Sometimes, I would hear regret in my mum’s voice, when she ever does talk to me personally, about my dad.
He ain’t a bad person.
Well, no one is perfect.
His priorities might seem clouded up, in my opinion.
He has made personal mistakes whilst I was growing up that I’m not particularly proud of.
I remember trying to wake him up so that he could send me for my morning Saturday classes.
Usually, failed attempts and at times, he said you don’t need to go and would talk to my teacher.
But, I loved studying, so, I was very pissed many times at him.
Since I was only given enough for one meal from Monday to Friday…
On Saturdays when I had classes, I would meekly ask my dad if I could have extra for one meal on a Saturday since I would have to be out.
Most of the time, he would tell me to ask my mum.
But, since I was scared of my mum, I eventually wouldn’t eat for the day.
Since I’m the black sheep of the family, (according to my mum), when my mum is in a bad mood and ready to strike me, my big brother was the one to help me, but, not my dad.
He would play soccer with me and my 2 brothers and our flat neighbours.
Even when we’ve moved twice, we made friends with our neighbours to play soccer at the field nearby.
He would bring me to the institution he was teaching at for a couple of years as an engineering lecturer when I was very young, though that made me bored.
He would crack stupid supposedly-jokes that is not in the least funny, which would make all of us laugh because of that stupidity.
He’s the total opposite of my serious and strict mum.
He isn’t exactly tech-savvy or good in the English Language.

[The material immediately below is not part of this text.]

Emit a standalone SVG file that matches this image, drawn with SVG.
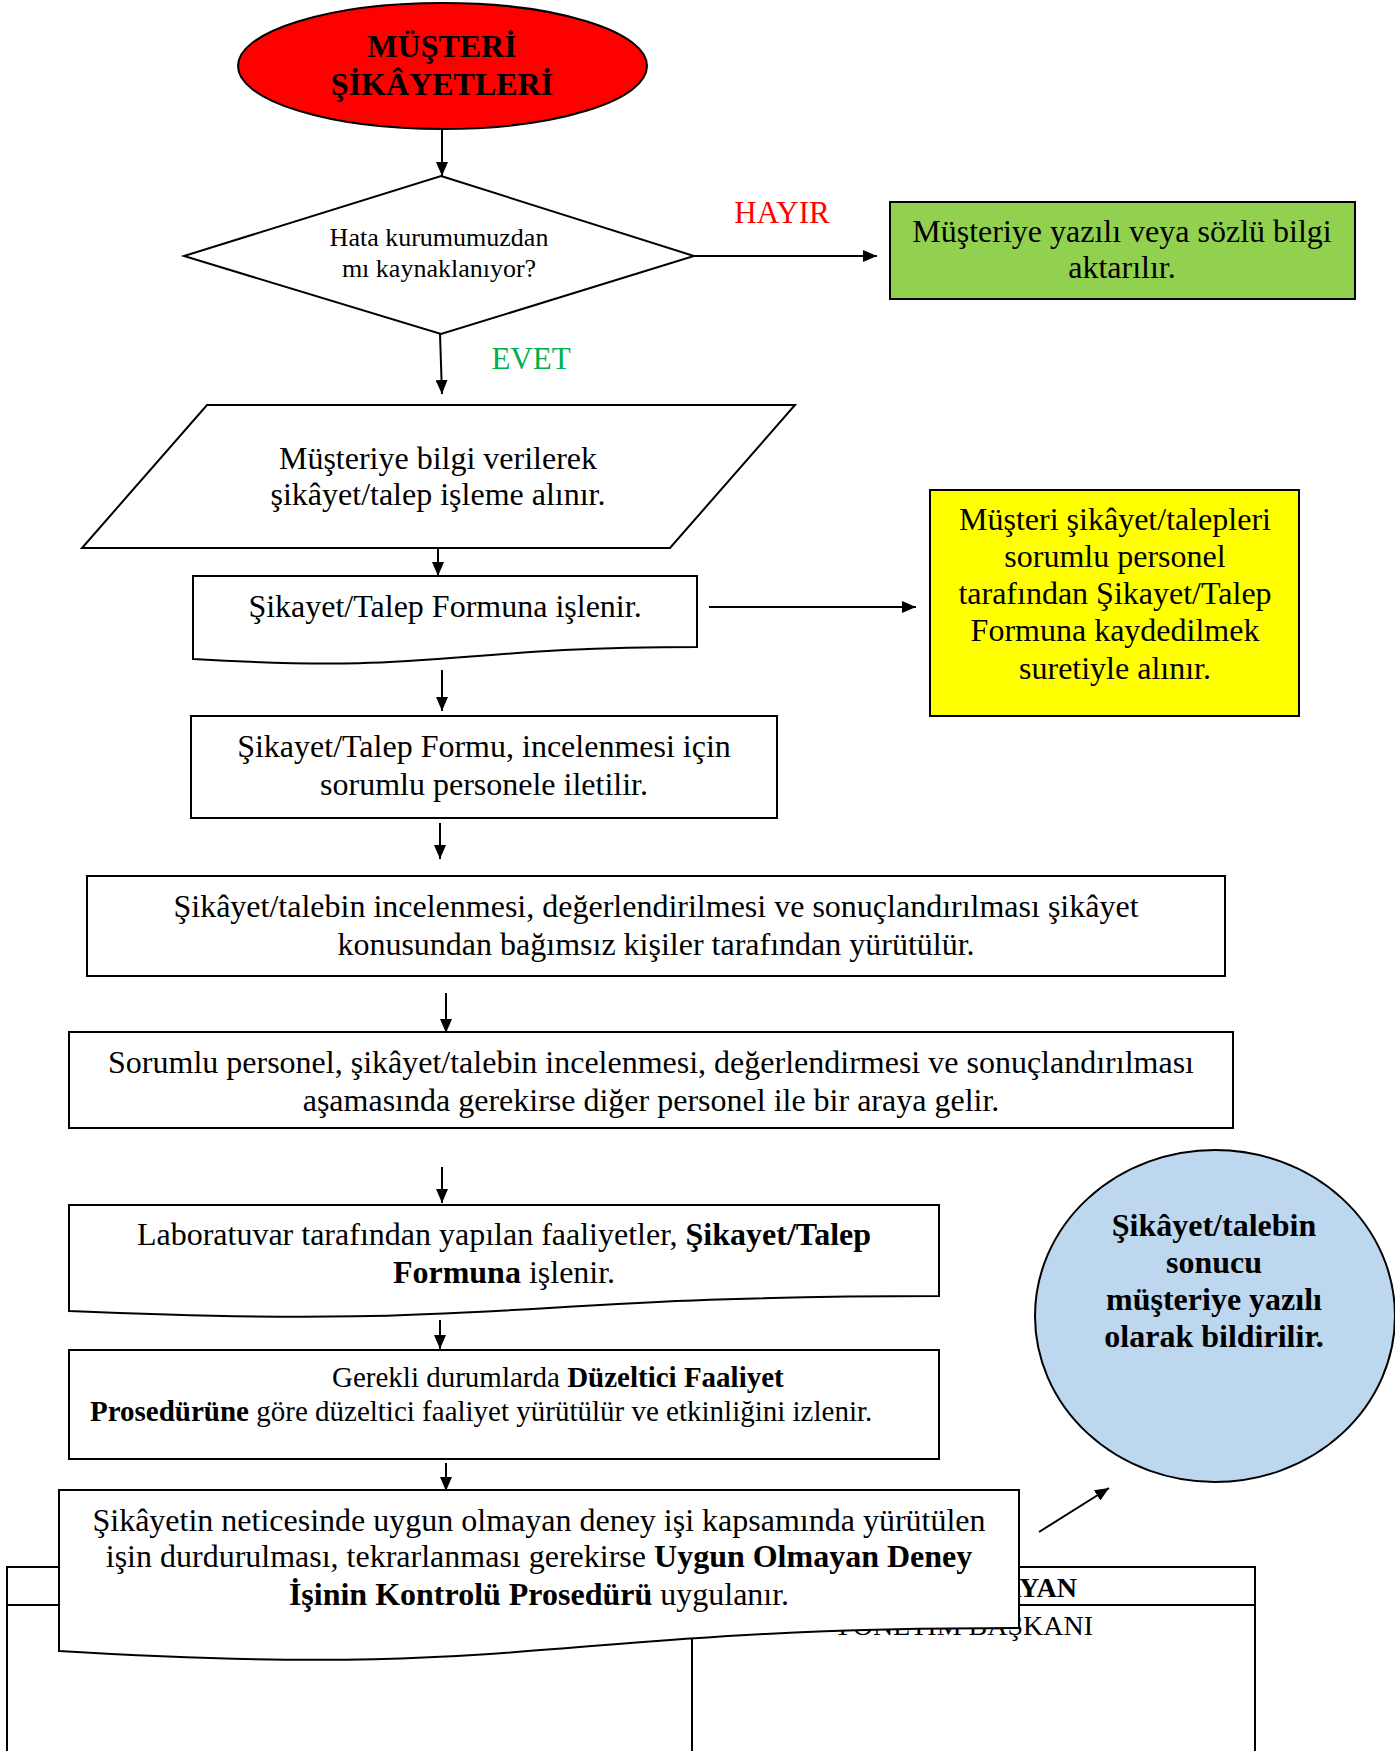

So, he’d always embarrass us (the family) when we’re out and about.
He does lighten up the mood whenever a grave situation is about.
Sometimes to the point that he should’ve stopped joking and made it very inappropriate to joke about.
He’s not far-sighted, who’d think further on consequences, etc.
He just does whatever he wants to.
When he started to job hop, my mum started to worry I’d be like him and not stick to a job or have a stable career.
But, she didn’t understand my need to find my passion in the work that I have to do.
Although, I have most of my mum’s character, I have facial features of my dad.
But, you know…
Without him, I wouldn’t be alive and who I am… now, would I?